At the time, prosecutors say, Avenatti faced at least $11 million in debts. His former law firm office manager testified that finances were so desperate last March that his several employees had been evicted from their $50,000-a-month offices and were working from their homes.
In his closing, Podolsky said Avenatti was looking out for himself and his financial needs rather than his client, Gary Franklin, a Los Angeles amateur basketball coach.
“Michael Avenatti, facing a mountain of debt, saw light at the end of the tunnel,” Podolsky said. “He saw a meal ticket: Gary Franklin.”
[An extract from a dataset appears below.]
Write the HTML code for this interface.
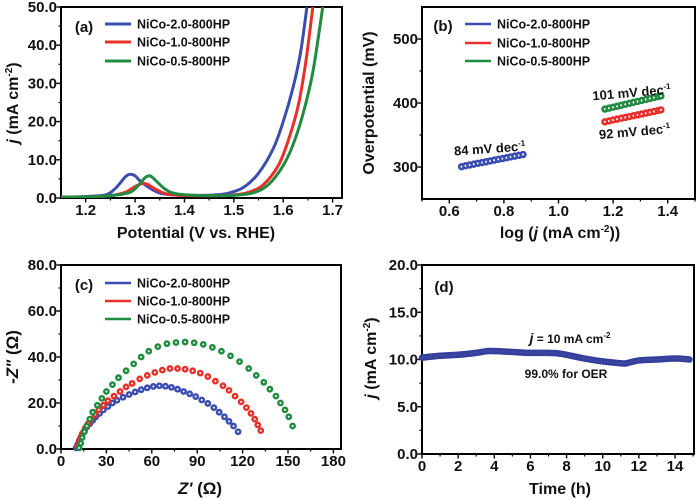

Franklin testified last week that he hoped that a high-profile lawyer like Avenatti would restore a decade-long sponsorship relationship between his amateur league and Nike after he got the company to punish two executives who demanded he play a role in payments to athletes' families.
The prosecutor said Avenatti “saw an opportunity to get out from a mountain of debt in one fell swoop.”
He said Avenatti may have worn a suit, used legal terms and acted like a lawyer, but what he did was an “old fashioned shakedown.”
Podolsky said Avenatti did not tell Franklin he was demanding to be allowed to conduct an internal probe of Nike for at least $15 million before he would agree to settle Franklin's claims.
On one recorded conversation played for jurors, Avenatti could be heard telling Nike lawyers: “A few million dollars doesn't move the needle for me. I'll go take $10 billion dollars off your market cap.”